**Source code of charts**
....................

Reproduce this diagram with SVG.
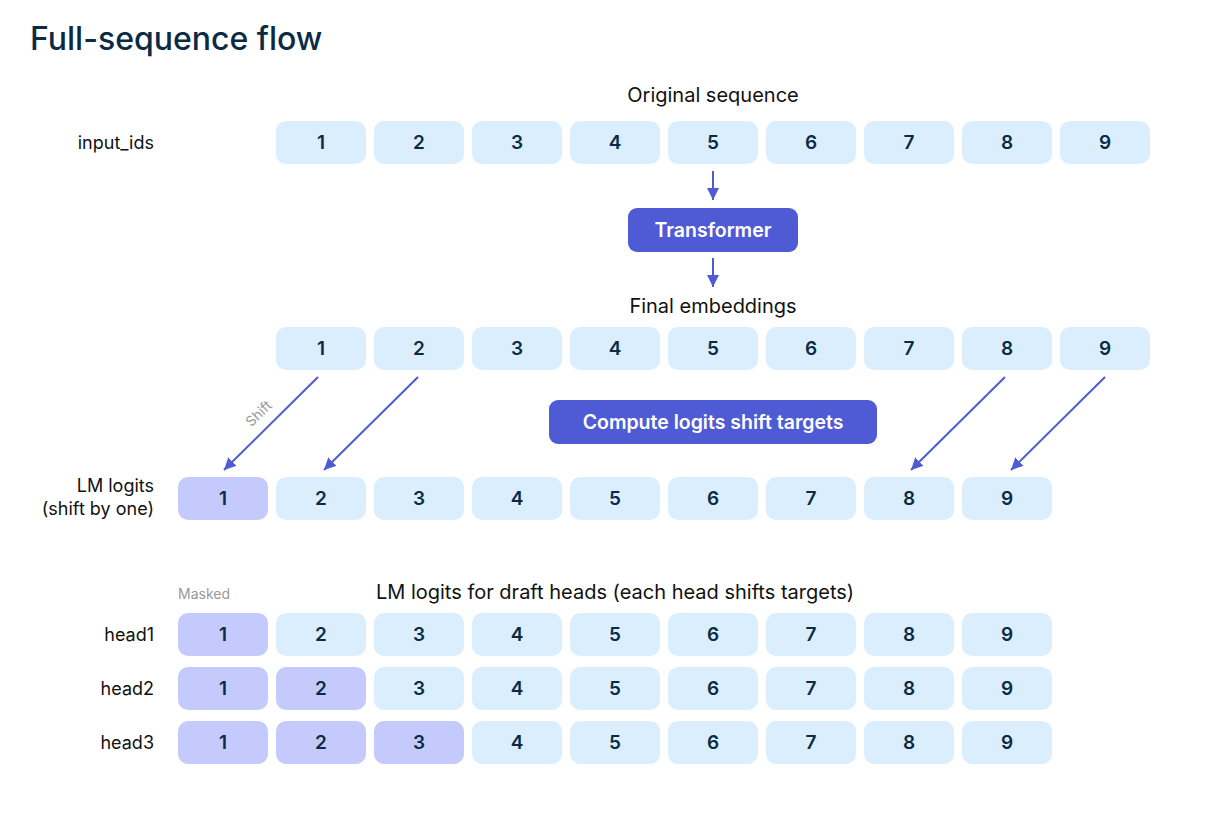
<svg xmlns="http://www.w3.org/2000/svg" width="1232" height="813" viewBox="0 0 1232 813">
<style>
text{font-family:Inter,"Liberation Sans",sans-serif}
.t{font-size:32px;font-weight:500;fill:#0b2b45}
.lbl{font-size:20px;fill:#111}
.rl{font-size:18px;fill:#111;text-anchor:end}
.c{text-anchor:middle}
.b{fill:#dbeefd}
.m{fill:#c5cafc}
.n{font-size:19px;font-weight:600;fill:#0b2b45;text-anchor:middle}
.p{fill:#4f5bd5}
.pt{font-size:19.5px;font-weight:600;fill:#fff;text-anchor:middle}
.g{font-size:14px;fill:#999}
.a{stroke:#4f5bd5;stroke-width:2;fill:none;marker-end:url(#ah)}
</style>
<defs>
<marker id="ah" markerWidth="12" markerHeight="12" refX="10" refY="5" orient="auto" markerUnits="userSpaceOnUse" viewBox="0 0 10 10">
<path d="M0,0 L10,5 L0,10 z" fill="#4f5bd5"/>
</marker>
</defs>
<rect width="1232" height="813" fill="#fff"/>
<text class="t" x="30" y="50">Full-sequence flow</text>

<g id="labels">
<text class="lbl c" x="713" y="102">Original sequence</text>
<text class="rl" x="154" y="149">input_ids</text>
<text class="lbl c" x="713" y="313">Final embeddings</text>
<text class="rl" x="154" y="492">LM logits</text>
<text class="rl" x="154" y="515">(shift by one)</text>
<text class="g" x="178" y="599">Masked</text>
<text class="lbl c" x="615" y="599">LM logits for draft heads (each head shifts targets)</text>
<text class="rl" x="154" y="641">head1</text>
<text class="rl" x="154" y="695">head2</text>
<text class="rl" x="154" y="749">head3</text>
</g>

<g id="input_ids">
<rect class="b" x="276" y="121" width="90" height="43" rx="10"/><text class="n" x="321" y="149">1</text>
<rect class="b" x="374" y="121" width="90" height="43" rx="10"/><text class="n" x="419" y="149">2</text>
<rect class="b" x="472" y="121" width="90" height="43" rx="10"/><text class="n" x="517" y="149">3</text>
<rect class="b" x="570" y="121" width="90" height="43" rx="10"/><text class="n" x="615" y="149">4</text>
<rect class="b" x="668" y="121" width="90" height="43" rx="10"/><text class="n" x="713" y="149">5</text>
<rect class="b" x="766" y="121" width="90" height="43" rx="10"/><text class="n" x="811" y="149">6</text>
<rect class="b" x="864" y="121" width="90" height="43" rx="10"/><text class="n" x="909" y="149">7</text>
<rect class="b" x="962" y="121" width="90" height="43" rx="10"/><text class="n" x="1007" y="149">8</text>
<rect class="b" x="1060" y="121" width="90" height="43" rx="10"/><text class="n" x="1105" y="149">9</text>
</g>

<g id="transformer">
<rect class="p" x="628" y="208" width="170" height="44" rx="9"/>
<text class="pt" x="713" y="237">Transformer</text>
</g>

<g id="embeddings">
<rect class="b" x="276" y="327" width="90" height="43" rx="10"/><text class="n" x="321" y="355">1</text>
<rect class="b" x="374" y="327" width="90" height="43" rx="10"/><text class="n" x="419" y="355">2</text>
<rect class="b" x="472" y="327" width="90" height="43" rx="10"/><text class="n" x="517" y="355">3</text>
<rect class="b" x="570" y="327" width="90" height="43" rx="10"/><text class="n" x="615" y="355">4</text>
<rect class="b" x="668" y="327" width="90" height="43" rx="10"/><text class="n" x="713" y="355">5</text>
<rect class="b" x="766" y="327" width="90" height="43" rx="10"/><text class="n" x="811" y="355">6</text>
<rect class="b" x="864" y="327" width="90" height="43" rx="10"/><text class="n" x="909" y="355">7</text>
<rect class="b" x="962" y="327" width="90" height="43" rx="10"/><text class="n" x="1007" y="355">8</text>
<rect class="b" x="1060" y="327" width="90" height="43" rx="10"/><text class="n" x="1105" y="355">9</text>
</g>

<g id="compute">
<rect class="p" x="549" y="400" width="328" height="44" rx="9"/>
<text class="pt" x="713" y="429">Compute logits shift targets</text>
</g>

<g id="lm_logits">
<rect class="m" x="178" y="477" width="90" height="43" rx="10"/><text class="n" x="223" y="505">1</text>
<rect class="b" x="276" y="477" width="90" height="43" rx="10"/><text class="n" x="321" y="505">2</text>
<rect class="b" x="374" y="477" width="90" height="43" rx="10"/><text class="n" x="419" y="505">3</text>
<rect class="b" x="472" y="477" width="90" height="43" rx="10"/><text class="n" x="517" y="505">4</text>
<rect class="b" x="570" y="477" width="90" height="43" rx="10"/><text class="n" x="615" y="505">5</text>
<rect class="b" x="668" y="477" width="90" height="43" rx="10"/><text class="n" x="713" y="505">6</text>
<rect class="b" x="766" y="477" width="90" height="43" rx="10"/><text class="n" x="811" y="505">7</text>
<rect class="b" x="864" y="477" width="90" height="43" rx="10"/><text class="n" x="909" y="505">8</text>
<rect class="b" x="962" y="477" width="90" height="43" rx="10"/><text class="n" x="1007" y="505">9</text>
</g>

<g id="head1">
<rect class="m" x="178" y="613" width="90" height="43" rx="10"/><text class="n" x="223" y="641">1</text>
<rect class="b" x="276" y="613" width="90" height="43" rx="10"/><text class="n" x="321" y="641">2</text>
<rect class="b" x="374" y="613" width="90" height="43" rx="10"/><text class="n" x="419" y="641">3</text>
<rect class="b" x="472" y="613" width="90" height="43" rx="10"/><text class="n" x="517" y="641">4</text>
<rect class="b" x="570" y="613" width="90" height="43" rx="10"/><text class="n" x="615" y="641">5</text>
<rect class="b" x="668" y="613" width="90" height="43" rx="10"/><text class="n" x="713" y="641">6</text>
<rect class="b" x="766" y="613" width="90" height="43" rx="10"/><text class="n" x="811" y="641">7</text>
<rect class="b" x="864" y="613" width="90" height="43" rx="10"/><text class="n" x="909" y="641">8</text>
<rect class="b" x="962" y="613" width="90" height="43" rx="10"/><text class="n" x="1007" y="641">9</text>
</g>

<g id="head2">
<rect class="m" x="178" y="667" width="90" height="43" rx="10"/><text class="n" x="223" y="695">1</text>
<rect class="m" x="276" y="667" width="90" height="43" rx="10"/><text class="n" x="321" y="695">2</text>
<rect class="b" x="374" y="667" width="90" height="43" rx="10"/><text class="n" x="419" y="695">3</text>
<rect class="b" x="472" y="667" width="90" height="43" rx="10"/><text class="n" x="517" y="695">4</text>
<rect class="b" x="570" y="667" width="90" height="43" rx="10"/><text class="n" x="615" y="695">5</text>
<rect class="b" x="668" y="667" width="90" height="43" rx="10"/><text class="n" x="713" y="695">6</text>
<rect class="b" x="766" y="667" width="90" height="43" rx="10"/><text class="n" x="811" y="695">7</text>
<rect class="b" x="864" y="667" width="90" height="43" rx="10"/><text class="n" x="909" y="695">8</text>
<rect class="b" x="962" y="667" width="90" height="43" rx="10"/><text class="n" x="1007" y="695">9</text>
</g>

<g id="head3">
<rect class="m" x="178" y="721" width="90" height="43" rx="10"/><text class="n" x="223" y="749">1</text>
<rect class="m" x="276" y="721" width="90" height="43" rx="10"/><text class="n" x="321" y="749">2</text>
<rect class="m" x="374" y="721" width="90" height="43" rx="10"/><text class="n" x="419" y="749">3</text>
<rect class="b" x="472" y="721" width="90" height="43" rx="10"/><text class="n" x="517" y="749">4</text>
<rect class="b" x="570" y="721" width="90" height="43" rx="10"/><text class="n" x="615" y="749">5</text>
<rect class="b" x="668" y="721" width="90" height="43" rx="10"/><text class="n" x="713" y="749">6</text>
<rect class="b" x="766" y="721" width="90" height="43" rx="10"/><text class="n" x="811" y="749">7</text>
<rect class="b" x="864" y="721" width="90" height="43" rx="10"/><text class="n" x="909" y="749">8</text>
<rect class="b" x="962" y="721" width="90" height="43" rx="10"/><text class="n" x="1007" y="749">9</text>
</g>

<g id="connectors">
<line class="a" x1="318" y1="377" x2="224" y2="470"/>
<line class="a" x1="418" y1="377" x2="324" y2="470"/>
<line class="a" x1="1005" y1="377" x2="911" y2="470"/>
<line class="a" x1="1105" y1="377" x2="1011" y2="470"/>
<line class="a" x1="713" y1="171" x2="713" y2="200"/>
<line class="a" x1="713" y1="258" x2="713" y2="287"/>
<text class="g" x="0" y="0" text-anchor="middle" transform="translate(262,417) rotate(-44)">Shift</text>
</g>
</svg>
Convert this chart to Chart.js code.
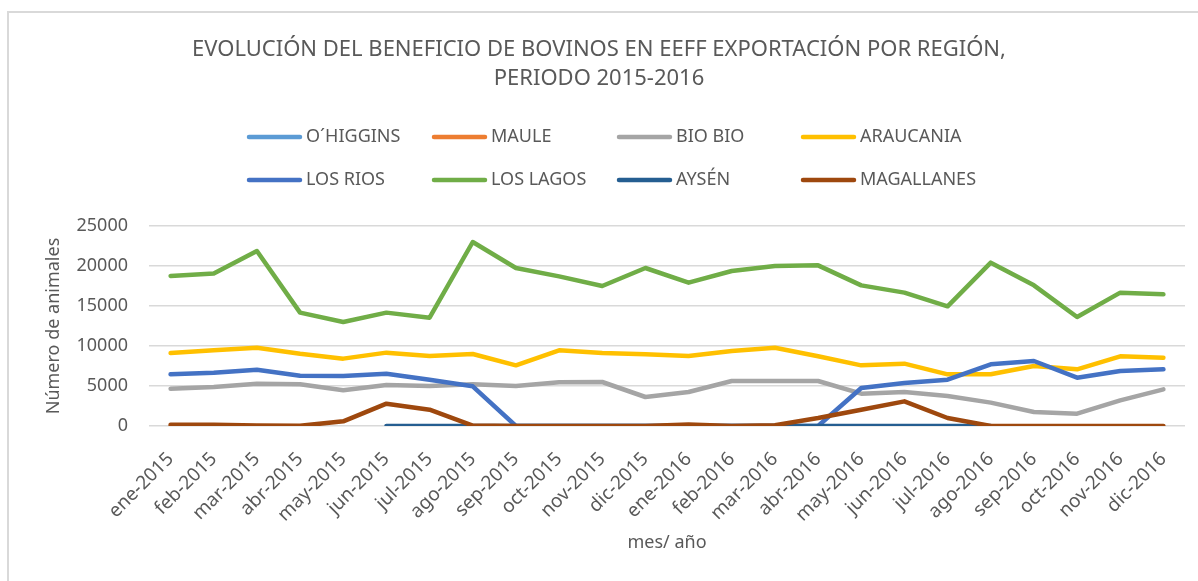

....................

**Brief**
Show all lines from the listing above in which "this" appears.

**Result**
Reproduce this diagram with SVG.
Convert this chart to Chart.js code.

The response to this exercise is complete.